Saturday, March 8, 2014

Max and his new, lovely, unnamed love.

I love Rebecca.

I've loved it since I was a young girl. I read it so many times in my teens – I've lost count of how many – and I thought it was the cleverest thing I’d ever read back then.

If you haven’t read the book, one of the most exciting things about it remains the unnamed narrator. The quiet, insipid childish woman who marries the millionaire widower, only to be haunted at every turn by his enigmatic, powerful, beautiful dead wife.

Rebecca is the title of the book, because that is the name of the women we remember, and Rebecca is the dead wife. While we don’t know our narrators name, the name of the dead wife haunts the reader as much as it does the new bride, her beauty, success and splendor is described in almost every page.
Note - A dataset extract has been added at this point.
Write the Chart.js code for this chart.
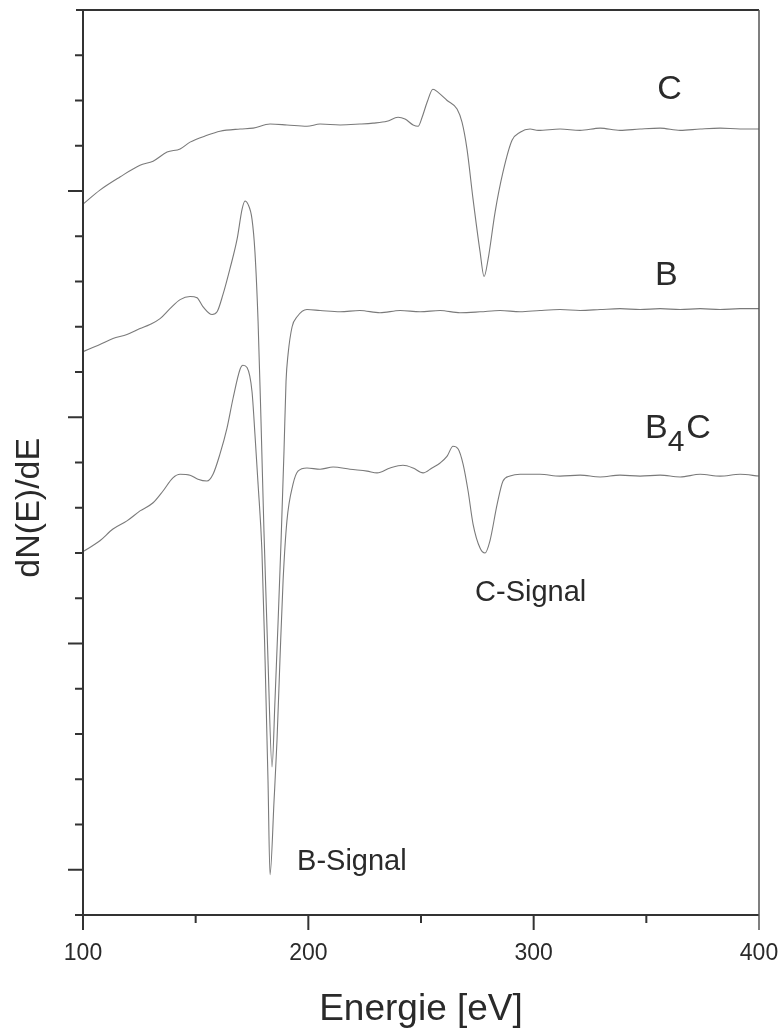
<!DOCTYPE html>
<html>
<head>
<meta charset="utf-8">
<script src="https://cdn.jsdelivr.net/npm/chart.js@4.4.1/dist/chart.umd.min.js"></script>
<style>
  html, body { margin: 0; padding: 0; background: #fff; }
</style>
</head>
<body>
<canvas id="chart" width="784" height="1032"></canvas>
<script>
// AES spectra, derivative mode: pure carbon, pure boron and boron carbide
const cEnergy = [100.0, 107.5, 116.4, 125.3, 131.1, 137.3, 143.1, 147.5, 155.0, 160.8, 169.7, 175.5, 183.0, 190.5, 199.4, 205.2, 214.1, 222.9, 228.7, 234.9, 239.8, 242.9, 246.5, 248.7, 250.5, 252.7, 255.3, 257.6, 261.6, 266.0, 268.2, 270.4, 273.1, 276.2, 278.0, 279.8, 282.9, 286.4, 290.4, 294.0, 298.4, 302.0, 311.7, 320.6, 329.5, 338.3, 347.2, 356.1, 365.0, 373.9, 382.7, 391.6, 400.0];
const cSignal = [14.71, 15.02, 15.31, 15.57, 15.66, 15.86, 15.93, 16.08, 16.23, 16.32, 16.37, 16.39, 16.48, 16.46, 16.43, 16.48, 16.46, 16.48, 16.50, 16.54, 16.63, 16.59, 16.46, 16.43, 16.63, 16.96, 17.25, 17.18, 17.00, 16.81, 16.52, 15.93, 14.82, 13.66, 13.11, 13.50, 14.54, 15.42, 16.12, 16.30, 16.37, 16.34, 16.37, 16.34, 16.39, 16.34, 16.37, 16.39, 16.34, 16.37, 16.39, 16.37, 16.37];

const bEnergy = [100.0, 107.5, 113.3, 119.5, 125.3, 129.7, 134.2, 138.6, 143.1, 147.5, 150.6, 153.3, 157.3, 159.5, 162.1, 165.2, 168.4, 170.6, 171.9, 173.2, 175.0, 176.3, 177.7, 179.0, 180.3, 182.1, 183.9, 185.2, 186.6, 187.9, 189.2, 190.1, 191.0, 192.8, 195.0, 199.4, 205.2, 214.1, 222.9, 231.8, 240.7, 249.6, 258.5, 267.3, 276.2, 285.1, 294.0, 302.8, 311.7, 320.6, 329.5, 338.3, 347.2, 356.1, 365.0, 373.9, 382.7, 391.6, 400.0];
const bSignal = [11.45, 11.61, 11.74, 11.83, 11.96, 12.05, 12.18, 12.40, 12.60, 12.67, 12.64, 12.44, 12.27, 12.33, 12.71, 13.28, 13.94, 14.60, 14.78, 14.71, 14.38, 13.66, 12.11, 9.91, 7.49, 4.63, 2.27, 3.74, 5.51, 7.27, 9.25, 10.79, 11.39, 12.00, 12.22, 12.38, 12.36, 12.33, 12.36, 12.31, 12.36, 12.33, 12.36, 12.31, 12.33, 12.36, 12.33, 12.36, 12.38, 12.36, 12.38, 12.40, 12.38, 12.40, 12.38, 12.40, 12.38, 12.40, 12.40];

const b4cEnergy = [100.0, 107.5, 113.3, 119.5, 125.3, 131.1, 135.5, 139.9, 143.1, 147.5, 151.0, 155.0, 157.7, 160.8, 163.9, 166.6, 169.7, 171.0, 172.8, 175.0, 176.3, 177.7, 179.4, 180.8, 182.1, 183.0, 184.8, 186.1, 187.4, 188.8, 190.5, 193.2, 195.4, 199.4, 205.2, 211.0, 218.5, 226.1, 230.5, 236.3, 242.0, 246.5, 250.9, 254.9, 258.5, 261.6, 264.2, 266.5, 268.7, 270.9, 273.1, 276.2, 278.4, 280.6, 283.8, 286.4, 289.5, 294.0, 299.7, 302.8, 311.7, 320.6, 329.5, 338.3, 347.2, 356.1, 365.0, 373.9, 382.7, 391.6, 400.0];
const b4cSignal = [7.03, 7.27, 7.53, 7.71, 7.93, 8.11, 8.37, 8.66, 8.74, 8.72, 8.63, 8.59, 8.74, 9.19, 9.76, 10.42, 11.06, 11.15, 11.10, 10.57, 9.63, 8.52, 7.05, 4.63, 1.98, -0.11, 1.54, 2.86, 4.63, 6.39, 7.71, 8.52, 8.81, 8.88, 8.85, 8.90, 8.85, 8.81, 8.77, 8.88, 8.94, 8.88, 8.77, 8.88, 8.99, 9.14, 9.36, 9.30, 8.96, 8.37, 7.64, 7.11, 7.00, 7.27, 8.08, 8.59, 8.70, 8.74, 8.74, 8.74, 8.70, 8.72, 8.68, 8.72, 8.70, 8.72, 8.68, 8.74, 8.70, 8.74, 8.70];

const energyTicks = [100, 200, 300, 400];

// curve names and signal notes, anchored in data units [energy, value]
const curveLabels = [
  { text: 'C', at: [354.8, 17.03] },
  { text: 'B', at: [353.9, 12.93] },
  { text: 'B', sub: '4', tail: 'C', at: [349.4, 9.54] },
];
const signalLabels = [
  { text: 'C-Signal', at: [274.0, 5.95] },
  { text: 'B-Signal', at: [195.0, 0.0] },
];

const FONT = "'Liberation Sans', Arial, sans-serif";
const INK = '#2a2a2a';

function toPoints(xs, ys) {
  return xs.map((x, i) => ({ x: x, y: ys[i] }));
}

const frame = {
  id: 'frame',
  afterDraw(chart) {
    const { ctx, chartArea: a, scales: { x, y } } = chart;
    ctx.save();
    ctx.strokeStyle = '#333';
    ctx.lineWidth = 2;
    ctx.beginPath();
    ctx.moveTo(a.left, a.top);
    ctx.lineTo(a.left, a.bottom);
    ctx.lineTo(a.right, a.bottom);
    ctx.moveTo(a.left - 7, a.top);
    ctx.lineTo(a.right, a.top);
    ctx.stroke();

    ctx.strokeStyle = '#555';
    ctx.lineWidth = 1.5;
    ctx.beginPath();
    ctx.moveTo(a.right, a.top);
    ctx.lineTo(a.right, a.bottom + 15);
    ctx.stroke();

    // tick marks, long on the major steps
    ctx.strokeStyle = '#333';
    ctx.lineWidth = 2;
    ctx.beginPath();
    for (let v = 100; v < 400; v += 50) {
      const px = x.getPixelForValue(v);
      ctx.moveTo(px, a.bottom);
      ctx.lineTo(px, a.bottom + (v % 100 === 0 ? 15 : 8));
    }
    for (let v = -1; v <= 18; v++) {
      const py = y.getPixelForValue(v);
      ctx.moveTo(a.left, py);
      ctx.lineTo(a.left - (v % 5 === 0 ? 15 : 8), py);
    }
    ctx.stroke();

    ctx.fillStyle = INK;
    ctx.textBaseline = 'alphabetic';
    ctx.textAlign = 'left';

    curveLabels.forEach(l => {
      let px = x.getPixelForValue(l.at[0]);
      const py = y.getPixelForValue(l.at[1]);
      ctx.font = '34px ' + FONT;
      ctx.fillText(l.text, px, py);
      if (l.sub) {
        px += ctx.measureText(l.text).width;
        ctx.font = '30px ' + FONT;
        ctx.fillText(l.sub, px, py + 13);
        px += ctx.measureText(l.sub).width + 2;
        ctx.font = '34px ' + FONT;
        ctx.fillText(l.tail, px, py);
      }
    });

    ctx.font = '29px ' + FONT;
    signalLabels.forEach(l => {
      ctx.fillText(l.text, x.getPixelForValue(l.at[0]), y.getPixelForValue(l.at[1]));
    });

    // y axis title
    ctx.font = '34px ' + FONT;
    ctx.textAlign = 'center';
    ctx.textBaseline = 'middle';
    ctx.translate(30, y.getPixelForValue(8));
    ctx.rotate(-Math.PI / 2);
    ctx.fillText('dN(E)/dE', 0, 0);
    ctx.restore();
  }
};

const lineStyle = {
  borderColor: '#7a7a7a',
  borderWidth: 1.1,
  pointRadius: 0,
  fill: false,
  cubicInterpolationMode: 'monotone',
};

const ctx = document.getElementById('chart').getContext('2d');

const chart = new Chart(ctx, {
  type: 'line',
  data: {
    datasets: [
      { label: 'C', data: toPoints(cEnergy, cSignal), ...lineStyle },
      { label: 'B', data: toPoints(bEnergy, bSignal), ...lineStyle },
      { label: 'B4C', data: toPoints(b4cEnergy, b4cSignal), ...lineStyle },
    ]
  },
  options: {
    responsive: false,
    animation: false,
    layout: { padding: { top: 10, right: 25, left: 0, bottom: 0 } },
    plugins: {
      legend: { display: false },
      tooltip: { enabled: false },
    },
    scales: {
      x: {
        type: 'linear',
        min: 100,
        max: 400,
        // tick marks are drawn by the frame plugin; tickLength only spaces the labels
        grid: { display: false, drawTicks: true, tickLength: 25 },
        border: { display: false },
        afterBuildTicks: s => { s.ticks = energyTicks.map(v => ({ value: v })); },
        ticks: {
          autoSkip: false,
          maxRotation: 0,
          padding: 0,
          color: INK,
          font: { family: FONT, size: 23 },
        },
        title: {
          display: true,
          text: 'Energie [eV]',
          color: INK,
          font: { family: FONT, size: 37 },
          padding: { top: 0, bottom: 0 },
        },
        afterFit: s => { s.height = 117; },
      },
      y: {
        type: 'linear',
        min: -1,
        max: 19,
        grid: { display: false, drawTicks: false },
        border: { display: false },
        ticks: { display: false },
        afterFit: s => { s.width = 83; },
      }
    }
  },
  plugins: [frame]
});
</script>
</body>
</html>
Hitchcock must have loved Rebecca as well. I believe this, because he has remained almost obsessively committed to the book in his adaptation. Joan Fontein is perfect as the nameless girl who marries Max, and Lawrence Olivier is a flawless Max, dashing, distracted and distanced from the needs of his very young wife. Other Du Maurier adaptations he makes, especially Jamaica Inn, often stray from the book, but in Rebecca, Hitchcock reproduces the chilling surreal story almost perfectly.



Spellbound, my book due out at the end of this week, tells the story of another director obsessed with Rebecca, only this time it is Connie, and this time it is Hitchcock’s version she repeatedly remembers. Being a Hitchcock fan, she loves the film and sometimes mistakenly, and other times not, she keeps interpreting her relationship with Jack through the lens of Hitchcock’s film.

This was another reason writing the book gave me so much pleasure. Not just to be able to immerse myself into the world of that book and film again, but also to bring it to life in a new and captivating way.

Sometimes, when we love a book or a film very much, it is because we can easily see ourselves in it. Other times, we might be in danger of what Connie does, slithering out of life with an interpretation that makes us feel like we are in the book or film. It isn't always easy to tell what we are doing in the moment, and a film can feel like an old friend, a sort of interpretation guru that gives our lives a meaning we find difficult to see for ourselves.

This is part of what Connie must deal with in Spellbound. As the pieces of Jacks mysterious life start to present themselves before her, constantly reminding her of the film she loves, is Rebecca happening to her, or is she using Rebecca?

In many ways, they are the same questions Joan Fontaine had to ask when she played that nameless new bride, forever haunted by the specter of Rebecca.